So as I am sure most of you have heard by now, North Korea has attacked South Korea. Apparently they do so every few months and only manage to do a little damage, or unfortunately kill military men. However, this time they began shooting at a tiny island close to the coast of North Korea. There is a military base on the island, but it is mainly home a to a small fishing community and innocent South Korean Citizens. 2 of these citizens were killed in the attack, which has been called one of the worst bombardments of South Korea's territory since the Korean War in the early '50s.

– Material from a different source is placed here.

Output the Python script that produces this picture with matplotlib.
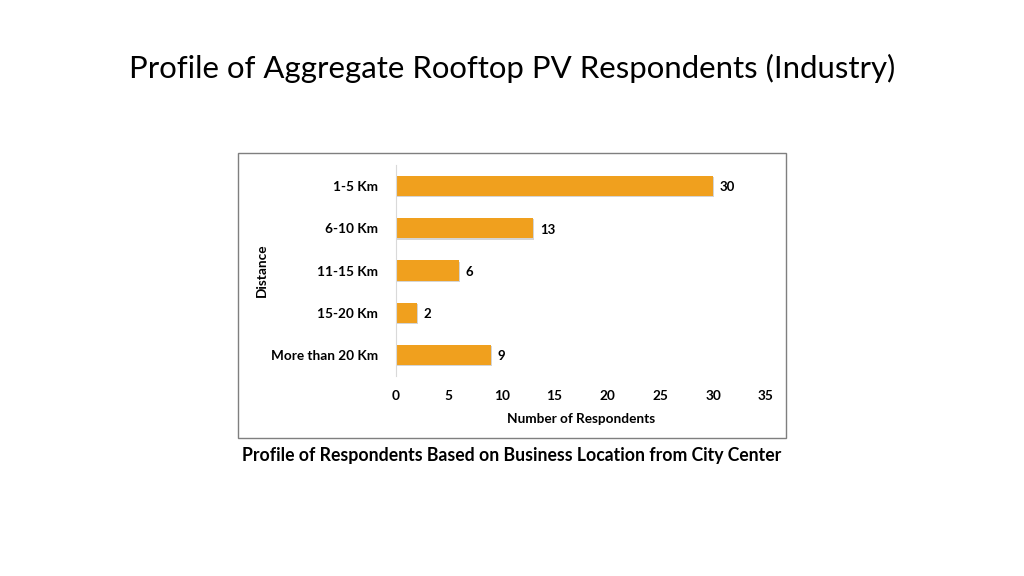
import matplotlib.pyplot as plt
from matplotlib.patches import Rectangle

plt.rcParams['font.family'] = ['Lato', 'DejaVu Sans']

distances = ["1-5 Km", "6-10 Km", "11-15 Km", "15-20 Km", "More than 20 Km"]
respondents = [30, 13, 6, 2, 9]
xticks = [0, 5, 10, 15, 20, 25, 30, 35]

fig = plt.figure(figsize=(10.24, 5.76), dpi=100)

# gray frame round the chart
fig.patches.append(Rectangle((238 / 1024, 1 - 438 / 576), 548 / 1024, 285 / 576,
                             transform=fig.transFigure, fill=False,
                             edgecolor="#7f7f7f", linewidth=1))

ax = fig.add_axes([396 / 1024, 1 - 376 / 576, 370 / 1024, 211 / 576])
ypos = list(range(len(distances)))
ax.barh(ypos, respondents, height=0.48, color="#F0A01E", zorder=2)
# faint shadow under each bar
ax.barh([y + 0.03 for y in ypos], [v + 0.08 for v in respondents], height=0.48,
        color="#d4d4d4", zorder=1)
for y, v in zip(ypos, respondents):
    ax.text(v + 0.6, y + 0.03, str(v), va="center", ha="left", fontsize=9.5, fontweight="bold")

ax.set_yticks(ypos)
ax.set_yticklabels(distances, fontsize=9.8, fontweight="bold")
ax.set_ylim(4.5, -0.5)
ax.set_xlim(0, 35)
ax.set_xticks(xticks)
ax.set_xticklabels([str(t) for t in xticks], fontsize=9.8, fontweight="bold")
ax.tick_params(length=0)
ax.tick_params(axis="y", pad=13)
ax.tick_params(axis="x", pad=10)
for s in ["top", "right", "bottom"]:
    ax.spines[s].set_visible(False)
ax.spines["left"].set_color("#d9d9d9")
ax.set_xlabel("Number of Respondents", fontsize=9.8, fontweight="bold", labelpad=8)
ax.set_ylabel("Distance", fontsize=9.8, fontweight="bold")
ax.yaxis.set_label_coords(-0.345, 0.5)

fig.text(0.5, 1 - 68 / 576, "Profile of Aggregate Rooftop PV Respondents (Industry)",
         ha="center", va="center", fontsize=22.4)
fig.text(0.5, 1 - 455 / 576, "Profile of Respondents Based on Business Location from City Center",
         ha="center", va="center", fontsize=12.7, fontweight="bold")

fig.savefig("out.png", dpi=100)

There is an air of uncertainty in my neck of the woods. Some people say that North Korea won't try anything more, while others think that there could be an all out war. It has been hard for me to decide where to land on this spectrum, I feel obviously better when I speak to people who say that it will blow over, and a sense of dread when my coworker tells me that her mother-in-law says to leave the country right away. In the end it ultimately becomes a waiting game, I have no control over this situation. If worst does come to worst, I can leave. The children that live here do not have that option. Since the attack, impending war has become a popular topic of conversation in the teachers office as well as in the classroom. I was teaching my last class of the day on Tuesday, the day of the attack, and one of my students told me she was afraid about the war. I told her that I was nervous too, but that it would all be ok. She replied that it was not bad for me because I could leave, but she had no where to go. There it is folks, the reason for this blog post.

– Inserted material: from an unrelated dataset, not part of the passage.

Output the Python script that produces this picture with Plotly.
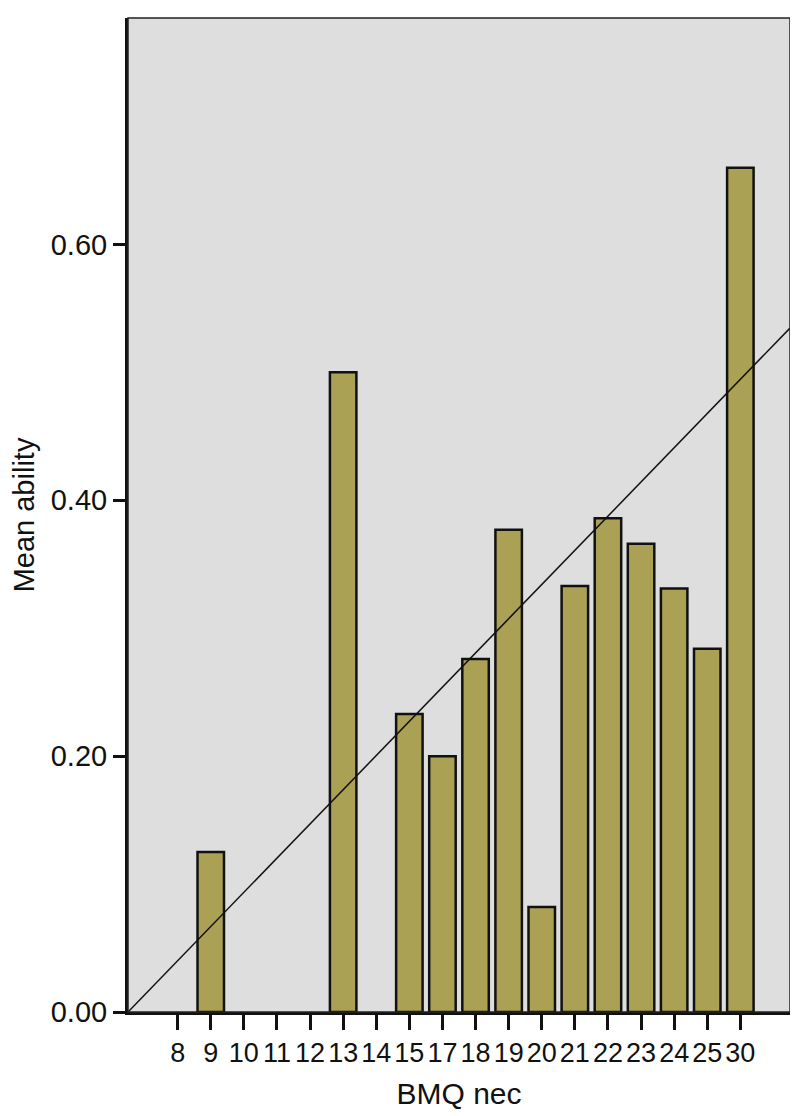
import plotly.graph_objects as go

# Data
categories = ["8", "9", "10", "11", "12", "13", "14", "15", "17", "18",
              "19", "20", "21", "22", "23", "24", "25", "30"]
mean_ability = [None, 0.125, None, None, None, 0.50, None, 0.233, 0.20, 0.276,
                0.377, 0.082, 0.333, 0.386, 0.366, 0.331, 0.284, 0.66]
# Linear fit line (in category-position units)
fit_intercept = 0.0401
fit_slope = 0.02673
y_ticks = [0.0, 0.2, 0.4, 0.6]
y_tick_labels = ["0.00", "0.20", "0.40", "0.60"]

positions = list(range(len(categories)))
x_range = [-1.5, len(categories) + 0.5]
y_range = [0, 0.777]

BAR_COLOR = "#ABA154"
BG = "#DEDEDE"
FONT = "Liberation Sans, Arial, sans-serif"

fig = go.Figure()
fig.add_trace(go.Bar(
    x=positions, y=mean_ability, width=0.8,
    marker=dict(color=BAR_COLOR, line=dict(color="#111111", width=2.5)),
    showlegend=False, hoverinfo="skip"))

fit_x = x_range
fit_y = [fit_intercept + fit_slope * xv for xv in fit_x]
fig.add_trace(go.Scatter(
    x=fit_x, y=fit_y, mode="lines",
    line=dict(color="#111111", width=1.5),
    showlegend=False, hoverinfo="skip", cliponaxis=True))

fig.update_layout(
    width=790, height=1108,
    margin=dict(l=120, r=8, t=10, b=104, autoexpand=False),
    paper_bgcolor="white", plot_bgcolor=BG,
    font=dict(family=FONT, color="#111111"),
    bargap=0.2,
)
fig.update_xaxes(
    range=x_range, tickmode="array", tickvals=positions, ticktext=categories,
    tickfont=dict(size=27, family=FONT), ticks="outside", ticklen=15, tickwidth=3,
    tickcolor="#111111", showgrid=False, zeroline=False, automargin=False,
    showline=True, linecolor="#111111", linewidth=3,
    title=dict(text="BMQ nec", font=dict(size=30, family=FONT), standoff=16),
)
fig.update_yaxes(
    range=y_range, tickmode="array", tickvals=y_ticks, ticktext=y_tick_labels,
    tickfont=dict(size=29, family=FONT), ticks="outside", ticklen=12, tickwidth=3,
    tickcolor="#111111", showgrid=False, zeroline=False, automargin=False,
    showline=True, linecolor="#111111", linewidth=3,
    title=dict(text="Mean ability", font=dict(size=29, family=FONT), standoff=10),
)
# Thin frame on top/right edges
fig.add_shape(type="rect", xref="paper", yref="paper", x0=0, y0=0, x1=1, y1=1,
              line=dict(color="#222222", width=1.5), layer="above")

fig.write_html("out.html")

At the risk of sounding like a condescending ass hole, I must devote some time to this. As an American, I have never had to deal with a war in my own country. These things are fought in other places on other continents, worlds away from me. I was little affected personally by this. Now I am in a country that is potentially on the brink of war, and it is the weirdest feeling. I have lived 25 years and, trust me, I have felt a lot of emotions, but this is one for the record books. I am slightly scared, yet incredibly disgusted that people can do this to one another. It makes me sick to my stomach that throughout the history of the world, people have ruled with fear and have hurt and killed others for their own gain, and worse yet, that people have not learned from this and overcome this barbaric lifestyle. These children that I have had the pleasure of getting to know over the past month, are worried about war, about what may come next. An issue that most of us have never dealt with. Count your blessings as an American, for what it is worth. You can sleep peacefully and your children have not laid awake at night upset about a little three letter word, and the prospect of dying. Let this sink in and please think about it a little.
I don't know what the outcome of this situation will be, but I do think it is more serious than skirmishes in the past. I guess we shall see what the next few days bring. Also, I have been here for exactly one month today...what a way to start my adventure.